Linux can load microcode at boot, which papers over a lot of this, and intel-ucode in the early initramfs has saved me more than once. But it can't load microcode the vendor never published, and for older parts the vendor simply hasn't. You end up with a tier of hardware that's still in production, still doing useful work, and quietly stuck a microcode revision behind where it needs to be. Nobody patches it because nobody can.
what I actually did this week
The same thing I do every time, which has at least become a routine rather than a panic:
- Read the actual advisory, not the breathless coverage, and work out whether my workloads are even exposed. If you're not running untrusted code next to trusted code on the same physical core, your real-world risk profile is very different from a multi-tenant cloud host, and you should patch accordingly rather than treating every disclosure as a five-alarm fire.
- Patch the kernel and microcode packages on everything that takes them, starting with the machines that genuinely share a core between trust boundaries.
- Measure the performance hit on the workloads I care about, because "negligible" in a vendor benchmark and "negligible" on my database under real load are not always the same number.
- Make a deliberate, written decision about the long-tail hardware that can't get microcode, rather than letting it default into "we'll get to it" forever.
That fourth one is the only part that's actually hard, and it's hard because it's a judgement call about risk, not a technical task. There's no command for "decide whether this box is acceptable to keep running". There's only the honest conversation about what it's exposed to and whether you can live with it.
the bigger pattern
We are, I think, in a period where the assumption that a CPU is a sealed, trustworthy black box is quietly being retired, and these disclosures are the retirement notices arriving one at a time. Each one individually is manageable. The cumulative effect is a slow change in how we have to think: shared hardware between trust boundaries is no longer free, hyperthreading is no longer a free lunch in hostile multi-tenant settings, and "it's just a CPU, it does what the manual says" is no longer quite true.

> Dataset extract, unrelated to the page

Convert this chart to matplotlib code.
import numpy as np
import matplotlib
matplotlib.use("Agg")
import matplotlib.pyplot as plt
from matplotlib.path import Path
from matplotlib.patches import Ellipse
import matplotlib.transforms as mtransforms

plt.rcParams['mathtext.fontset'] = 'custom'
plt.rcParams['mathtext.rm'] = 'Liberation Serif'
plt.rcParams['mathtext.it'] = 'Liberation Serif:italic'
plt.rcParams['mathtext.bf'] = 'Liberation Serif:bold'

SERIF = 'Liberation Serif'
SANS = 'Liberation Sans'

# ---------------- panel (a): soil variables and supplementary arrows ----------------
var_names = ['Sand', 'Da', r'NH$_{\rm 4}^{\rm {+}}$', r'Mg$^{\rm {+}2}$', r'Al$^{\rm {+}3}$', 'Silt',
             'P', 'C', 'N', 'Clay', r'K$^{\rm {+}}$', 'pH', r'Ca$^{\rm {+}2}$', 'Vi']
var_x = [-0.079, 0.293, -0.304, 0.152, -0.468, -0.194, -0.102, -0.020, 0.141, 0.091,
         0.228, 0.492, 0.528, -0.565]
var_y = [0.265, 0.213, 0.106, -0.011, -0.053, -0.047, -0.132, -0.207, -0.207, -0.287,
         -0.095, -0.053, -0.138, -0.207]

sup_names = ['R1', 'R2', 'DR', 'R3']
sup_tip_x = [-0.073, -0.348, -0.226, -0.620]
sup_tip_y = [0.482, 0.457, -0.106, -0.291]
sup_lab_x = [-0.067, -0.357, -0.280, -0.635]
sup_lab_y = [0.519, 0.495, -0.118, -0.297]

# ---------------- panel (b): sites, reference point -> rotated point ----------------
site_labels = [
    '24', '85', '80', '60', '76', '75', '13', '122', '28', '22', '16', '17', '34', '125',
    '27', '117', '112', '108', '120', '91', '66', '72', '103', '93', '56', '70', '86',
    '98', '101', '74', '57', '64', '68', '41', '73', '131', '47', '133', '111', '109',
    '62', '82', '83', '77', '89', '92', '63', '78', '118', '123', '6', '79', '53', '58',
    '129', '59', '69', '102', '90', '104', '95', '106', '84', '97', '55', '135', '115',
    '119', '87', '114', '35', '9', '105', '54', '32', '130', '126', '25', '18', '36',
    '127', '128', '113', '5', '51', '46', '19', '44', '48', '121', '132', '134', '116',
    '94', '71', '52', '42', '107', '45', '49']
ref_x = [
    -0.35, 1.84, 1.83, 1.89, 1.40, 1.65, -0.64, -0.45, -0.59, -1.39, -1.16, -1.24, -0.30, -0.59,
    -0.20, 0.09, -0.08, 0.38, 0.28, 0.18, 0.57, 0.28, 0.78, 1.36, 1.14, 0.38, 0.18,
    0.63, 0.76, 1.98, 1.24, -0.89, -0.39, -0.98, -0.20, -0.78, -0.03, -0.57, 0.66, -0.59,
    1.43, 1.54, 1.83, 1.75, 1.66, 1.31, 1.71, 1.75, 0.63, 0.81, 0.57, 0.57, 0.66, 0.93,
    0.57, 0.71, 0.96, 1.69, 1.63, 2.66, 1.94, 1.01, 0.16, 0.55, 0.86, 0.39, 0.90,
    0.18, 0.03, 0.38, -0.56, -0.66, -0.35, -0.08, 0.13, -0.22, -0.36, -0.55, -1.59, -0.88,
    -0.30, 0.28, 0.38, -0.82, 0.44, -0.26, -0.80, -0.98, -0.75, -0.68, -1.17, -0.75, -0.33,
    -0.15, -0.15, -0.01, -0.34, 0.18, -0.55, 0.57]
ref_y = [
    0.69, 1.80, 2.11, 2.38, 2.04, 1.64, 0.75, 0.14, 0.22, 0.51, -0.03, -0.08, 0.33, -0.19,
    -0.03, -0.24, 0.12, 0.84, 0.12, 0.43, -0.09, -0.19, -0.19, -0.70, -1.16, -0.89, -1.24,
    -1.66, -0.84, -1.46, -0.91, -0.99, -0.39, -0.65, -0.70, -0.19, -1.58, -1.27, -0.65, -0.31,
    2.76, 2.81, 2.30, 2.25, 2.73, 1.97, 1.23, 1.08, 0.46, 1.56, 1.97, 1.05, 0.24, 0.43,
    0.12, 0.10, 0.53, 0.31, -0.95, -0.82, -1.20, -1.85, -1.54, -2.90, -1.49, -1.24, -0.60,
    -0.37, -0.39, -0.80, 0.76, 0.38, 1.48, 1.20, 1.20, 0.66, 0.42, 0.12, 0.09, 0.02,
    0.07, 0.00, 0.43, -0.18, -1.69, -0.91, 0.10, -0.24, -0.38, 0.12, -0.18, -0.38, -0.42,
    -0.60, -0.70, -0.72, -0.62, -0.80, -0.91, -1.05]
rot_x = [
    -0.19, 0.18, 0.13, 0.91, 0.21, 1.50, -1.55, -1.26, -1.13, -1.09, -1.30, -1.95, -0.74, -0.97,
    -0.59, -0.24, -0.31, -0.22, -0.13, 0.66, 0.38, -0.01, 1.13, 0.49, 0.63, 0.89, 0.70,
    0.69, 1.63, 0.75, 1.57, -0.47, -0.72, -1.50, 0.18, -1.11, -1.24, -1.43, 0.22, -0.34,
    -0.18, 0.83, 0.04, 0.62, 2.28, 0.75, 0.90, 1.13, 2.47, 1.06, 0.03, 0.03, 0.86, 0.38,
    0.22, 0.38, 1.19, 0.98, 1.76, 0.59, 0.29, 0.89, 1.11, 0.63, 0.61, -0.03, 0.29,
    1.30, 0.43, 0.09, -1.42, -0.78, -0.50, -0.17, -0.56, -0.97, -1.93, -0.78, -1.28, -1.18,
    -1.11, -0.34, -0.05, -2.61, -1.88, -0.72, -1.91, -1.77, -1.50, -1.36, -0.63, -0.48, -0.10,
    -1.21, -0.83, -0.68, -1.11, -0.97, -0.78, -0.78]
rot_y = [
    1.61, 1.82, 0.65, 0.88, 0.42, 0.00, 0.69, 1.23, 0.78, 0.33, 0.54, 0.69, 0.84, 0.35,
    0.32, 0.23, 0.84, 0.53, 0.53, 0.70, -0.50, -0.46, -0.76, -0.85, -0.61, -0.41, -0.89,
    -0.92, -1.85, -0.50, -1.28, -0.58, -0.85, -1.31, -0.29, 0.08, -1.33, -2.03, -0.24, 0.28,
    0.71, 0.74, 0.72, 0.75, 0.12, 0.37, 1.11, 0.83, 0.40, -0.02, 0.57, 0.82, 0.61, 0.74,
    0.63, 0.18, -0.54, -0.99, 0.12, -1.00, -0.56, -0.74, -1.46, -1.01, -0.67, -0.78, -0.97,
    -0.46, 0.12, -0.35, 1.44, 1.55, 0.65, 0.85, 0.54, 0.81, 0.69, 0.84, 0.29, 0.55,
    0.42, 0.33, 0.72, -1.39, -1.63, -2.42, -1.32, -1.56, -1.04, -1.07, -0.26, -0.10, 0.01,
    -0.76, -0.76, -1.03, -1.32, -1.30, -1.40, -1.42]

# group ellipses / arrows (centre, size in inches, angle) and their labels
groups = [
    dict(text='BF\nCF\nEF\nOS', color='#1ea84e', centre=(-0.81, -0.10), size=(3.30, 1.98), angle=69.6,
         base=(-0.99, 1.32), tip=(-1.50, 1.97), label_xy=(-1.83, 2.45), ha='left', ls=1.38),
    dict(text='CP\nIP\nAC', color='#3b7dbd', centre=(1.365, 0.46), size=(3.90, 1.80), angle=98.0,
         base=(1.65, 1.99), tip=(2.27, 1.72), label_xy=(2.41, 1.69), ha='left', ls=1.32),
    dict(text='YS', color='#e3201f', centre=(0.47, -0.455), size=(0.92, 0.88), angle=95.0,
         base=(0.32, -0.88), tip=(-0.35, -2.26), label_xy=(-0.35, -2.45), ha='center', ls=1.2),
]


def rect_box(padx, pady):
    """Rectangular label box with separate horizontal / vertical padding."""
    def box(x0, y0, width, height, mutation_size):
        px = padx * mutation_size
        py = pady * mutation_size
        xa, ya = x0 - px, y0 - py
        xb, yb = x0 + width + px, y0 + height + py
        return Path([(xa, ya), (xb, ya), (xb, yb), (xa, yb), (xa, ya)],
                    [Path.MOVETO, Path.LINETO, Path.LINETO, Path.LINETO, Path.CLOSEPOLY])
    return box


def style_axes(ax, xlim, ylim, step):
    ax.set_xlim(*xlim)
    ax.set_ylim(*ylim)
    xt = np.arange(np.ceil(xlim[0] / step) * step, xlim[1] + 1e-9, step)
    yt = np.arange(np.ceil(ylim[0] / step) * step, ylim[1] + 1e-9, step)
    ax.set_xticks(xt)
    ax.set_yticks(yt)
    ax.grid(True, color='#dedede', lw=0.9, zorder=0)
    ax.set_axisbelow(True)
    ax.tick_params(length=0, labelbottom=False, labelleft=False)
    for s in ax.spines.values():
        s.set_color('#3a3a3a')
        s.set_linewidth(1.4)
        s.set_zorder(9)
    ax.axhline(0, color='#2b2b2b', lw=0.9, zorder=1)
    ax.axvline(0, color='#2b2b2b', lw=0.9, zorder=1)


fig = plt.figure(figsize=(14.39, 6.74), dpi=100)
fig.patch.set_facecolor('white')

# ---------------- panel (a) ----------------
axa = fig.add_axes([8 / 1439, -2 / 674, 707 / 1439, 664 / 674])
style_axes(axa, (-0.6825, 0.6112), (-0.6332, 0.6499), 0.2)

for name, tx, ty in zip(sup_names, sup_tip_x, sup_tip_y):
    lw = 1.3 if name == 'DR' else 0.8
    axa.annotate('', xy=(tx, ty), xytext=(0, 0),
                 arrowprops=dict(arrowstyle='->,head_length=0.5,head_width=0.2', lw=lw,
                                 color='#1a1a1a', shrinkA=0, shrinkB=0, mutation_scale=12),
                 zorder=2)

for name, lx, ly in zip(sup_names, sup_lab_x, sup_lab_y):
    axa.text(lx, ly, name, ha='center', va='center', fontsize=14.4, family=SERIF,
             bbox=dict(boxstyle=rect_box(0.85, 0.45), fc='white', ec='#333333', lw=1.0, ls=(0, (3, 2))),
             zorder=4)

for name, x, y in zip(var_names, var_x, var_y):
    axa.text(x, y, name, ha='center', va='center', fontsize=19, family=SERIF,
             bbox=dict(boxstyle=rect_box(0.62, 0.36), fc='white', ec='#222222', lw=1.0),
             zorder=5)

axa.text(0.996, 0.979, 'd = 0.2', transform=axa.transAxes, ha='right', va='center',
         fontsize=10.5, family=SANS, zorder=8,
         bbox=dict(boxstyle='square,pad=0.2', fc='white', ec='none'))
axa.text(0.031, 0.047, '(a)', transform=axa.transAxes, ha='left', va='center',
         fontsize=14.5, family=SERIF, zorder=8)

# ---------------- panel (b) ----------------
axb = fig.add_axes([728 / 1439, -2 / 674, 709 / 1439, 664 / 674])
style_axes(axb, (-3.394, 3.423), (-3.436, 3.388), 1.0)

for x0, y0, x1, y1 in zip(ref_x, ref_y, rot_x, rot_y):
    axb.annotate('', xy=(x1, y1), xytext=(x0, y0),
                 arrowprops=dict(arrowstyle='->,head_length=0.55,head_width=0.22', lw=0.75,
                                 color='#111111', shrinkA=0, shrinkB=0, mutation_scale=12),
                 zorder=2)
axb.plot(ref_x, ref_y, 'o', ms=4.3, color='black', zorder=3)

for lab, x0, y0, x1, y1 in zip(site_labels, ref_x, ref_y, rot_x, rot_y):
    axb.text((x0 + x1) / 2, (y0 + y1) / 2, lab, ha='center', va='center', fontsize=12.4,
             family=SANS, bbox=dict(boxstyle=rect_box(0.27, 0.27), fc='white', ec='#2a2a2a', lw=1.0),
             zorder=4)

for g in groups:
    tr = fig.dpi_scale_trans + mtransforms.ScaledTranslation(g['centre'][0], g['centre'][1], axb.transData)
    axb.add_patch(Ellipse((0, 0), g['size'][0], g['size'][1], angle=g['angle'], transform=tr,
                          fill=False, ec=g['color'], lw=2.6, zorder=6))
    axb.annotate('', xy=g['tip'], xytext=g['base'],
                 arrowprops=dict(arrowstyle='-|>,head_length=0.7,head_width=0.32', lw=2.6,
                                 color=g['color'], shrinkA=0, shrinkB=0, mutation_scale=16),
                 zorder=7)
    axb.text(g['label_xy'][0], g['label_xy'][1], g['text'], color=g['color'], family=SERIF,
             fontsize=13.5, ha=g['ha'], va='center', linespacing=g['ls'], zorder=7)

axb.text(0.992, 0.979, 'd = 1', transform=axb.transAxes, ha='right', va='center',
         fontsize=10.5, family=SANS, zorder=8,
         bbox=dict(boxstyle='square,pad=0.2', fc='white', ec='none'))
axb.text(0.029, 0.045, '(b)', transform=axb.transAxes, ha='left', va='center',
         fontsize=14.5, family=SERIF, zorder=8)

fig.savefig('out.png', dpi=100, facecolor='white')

That's not a reason to panic, and it's certainly not a reason to rip out your fleet. It's a reason to keep your kernels current, to actually load your microcode, to know which of your machines share cores with strangers, and to keep a clear-eyed list of the hardware you can't fully protect so the decision to keep running it is one you made on purpose.
The headline this week is a clever attack. The story, as ever, is the patching. The clever attack will be old news by September. The half-patched fleet will still be there, and it'll be there for the next one too.